>> BEGIN Supplied material
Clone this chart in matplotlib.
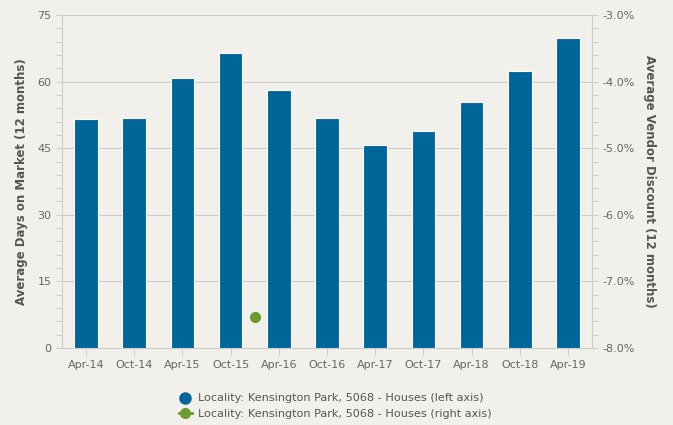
import matplotlib
matplotlib.use("Agg")
import matplotlib.pyplot as plt
from matplotlib.ticker import MultipleLocator, FuncFormatter
from matplotlib.lines import Line2D

categories = ["Apr-14", "Oct-14", "Apr-15", "Oct-15", "Apr-16", "Oct-16",
              "Apr-17", "Oct-17", "Apr-18", "Oct-18", "Apr-19"]
days_on_market = [51.6, 51.8, 60.7, 66.4, 58.2, 51.7, 45.8, 48.9, 55.3, 62.3, 69.8]
discount_x = [3.5]
discount_pct = [-7.53]

bg = "#f2f0eb"
bar_color = "#006699"
green = "#6a9a30"
tick_color = "#666666"
grid_color = "#cccccc"

fig = plt.figure(figsize=(6.73, 4.25), dpi=100, facecolor=bg)
ax = fig.add_axes([62/673, 1-348/425, 530/673, 333/425])
ax.set_facecolor(bg)
x = list(range(len(categories)))
ax.bar(x, days_on_market, width=0.49, color=bar_color, edgecolor="white", linewidth=0.8, zorder=3)
ax.set_xlim(-0.5, 10.5)
ax.set_ylim(0, 75)
ax.yaxis.set_major_locator(MultipleLocator(15))
ax.yaxis.set_minor_locator(MultipleLocator(3))
ax.grid(axis="y", which="major", color=grid_color, linewidth=0.8, zorder=0)
ax.set_xticks(x)
ax.set_xticklabels(categories)
ax.tick_params(axis="x", colors="#c0d0e8", length=5, width=0.8, labelcolor=tick_color, labelsize=8)
ax.tick_params(axis="y", which="both", colors=grid_color, length=4, width=0.8, labelcolor=tick_color, labelsize=8)
for s in ["top"]:
    ax.spines[s].set_visible(False)
for s in ["left", "right", "bottom"]:
    ax.spines[s].set_color(grid_color)
ax.set_ylabel("Average Days on Market (12 months)", fontsize=8.5, fontweight="bold", color="#555555", labelpad=7)

ax2 = ax.twinx()
ax2.set_ylim(-8, -3)
ax2.yaxis.set_major_locator(MultipleLocator(1))
ax2.yaxis.set_minor_locator(MultipleLocator(0.2))
ax2.yaxis.set_major_formatter(FuncFormatter(lambda v, p: f"{v:.1f}%"))
ax2.tick_params(axis="y", which="both", colors=grid_color, length=4, width=0.8, labelcolor=tick_color, labelsize=8)
for s in ["top", "left", "bottom"]:
    ax2.spines[s].set_visible(False)
ax2.spines["right"].set_color(grid_color)
ax2.plot(discount_x, discount_pct, "o", color=green, markersize=7, zorder=5)
ax2.set_ylabel("Average Vendor Discount (12 months)", fontsize=8.5, fontweight="bold", color="#555555",
               rotation=270, labelpad=15)

handles = [Line2D([], [], marker="o", linestyle="none", color=bar_color, markersize=8),
           Line2D([], [], marker="o", linestyle="-", color=green, markersize=7, linewidth=2)]
labels = ["Locality: Kensington Park, 5068 - Houses (left axis)",
          "Locality: Kensington Park, 5068 - Houses (right axis)"]
leg = fig.legend(handles, labels, loc="center", bbox_to_anchor=(335/673, 1-406/425), frameon=False,
                 fontsize=8.1, labelcolor="#555555", handlelength=1.2, handletextpad=0.5, labelspacing=0.45)

fig.savefig("out.png", dpi=100, facecolor=bg)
>> END Supplied material
> _What you are asked to do_
Exactly reproduce the run of lines from the start of the listing through the line with "Days on Market", inclusive; pictures are not copied.

> _Problem solution_
Clone this chart in matplotlib.
import matplotlib
matplotlib.use("Agg")
import matplotlib.pyplot as plt
from matplotlib.ticker import MultipleLocator, FuncFormatter
from matplotlib.lines import Line2D

categories = ["Apr-14", "Oct-14", "Apr-15", "Oct-15", "Apr-16", "Oct-16",
              "Apr-17", "Oct-17", "Apr-18", "Oct-18", "Apr-19"]
days_on_market = [51.6, 51.8, 60.7, 66.4, 58.2, 51.7, 45.8, 48.9, 55.3, 62.3, 69.8]
discount_x = [3.5]
discount_pct = [-7.53]

bg = "#f2f0eb"
bar_color = "#006699"
green = "#6a9a30"
tick_color = "#666666"
grid_color = "#cccccc"

fig = plt.figure(figsize=(6.73, 4.25), dpi=100, facecolor=bg)
ax = fig.add_axes([62/673, 1-348/425, 530/673, 333/425])
ax.set_facecolor(bg)
x = list(range(len(categories)))
ax.bar(x, days_on_market, width=0.49, color=bar_color, edgecolor="white", linewidth=0.8, zorder=3)
ax.set_xlim(-0.5, 10.5)
ax.set_ylim(0, 75)
ax.yaxis.set_major_locator(MultipleLocator(15))
ax.yaxis.set_minor_locator(MultipleLocator(3))
ax.grid(axis="y", which="major", color=grid_color, linewidth=0.8, zorder=0)
ax.set_xticks(x)
ax.set_xticklabels(categories)
ax.tick_params(axis="x", colors="#c0d0e8", length=5, width=0.8, labelcolor=tick_color, labelsize=8)
ax.tick_params(axis="y", which="both", colors=grid_color, length=4, width=0.8, labelcolor=tick_color, labelsize=8)
for s in ["top"]:
    ax.spines[s].set_visible(False)
for s in ["left", "right", "bottom"]:
    ax.spines[s].set_color(grid_color)
ax.set_ylabel("Average Days on Market (12 months)", fontsize=8.5, fontweight="bold", color="#555555", labelpad=7)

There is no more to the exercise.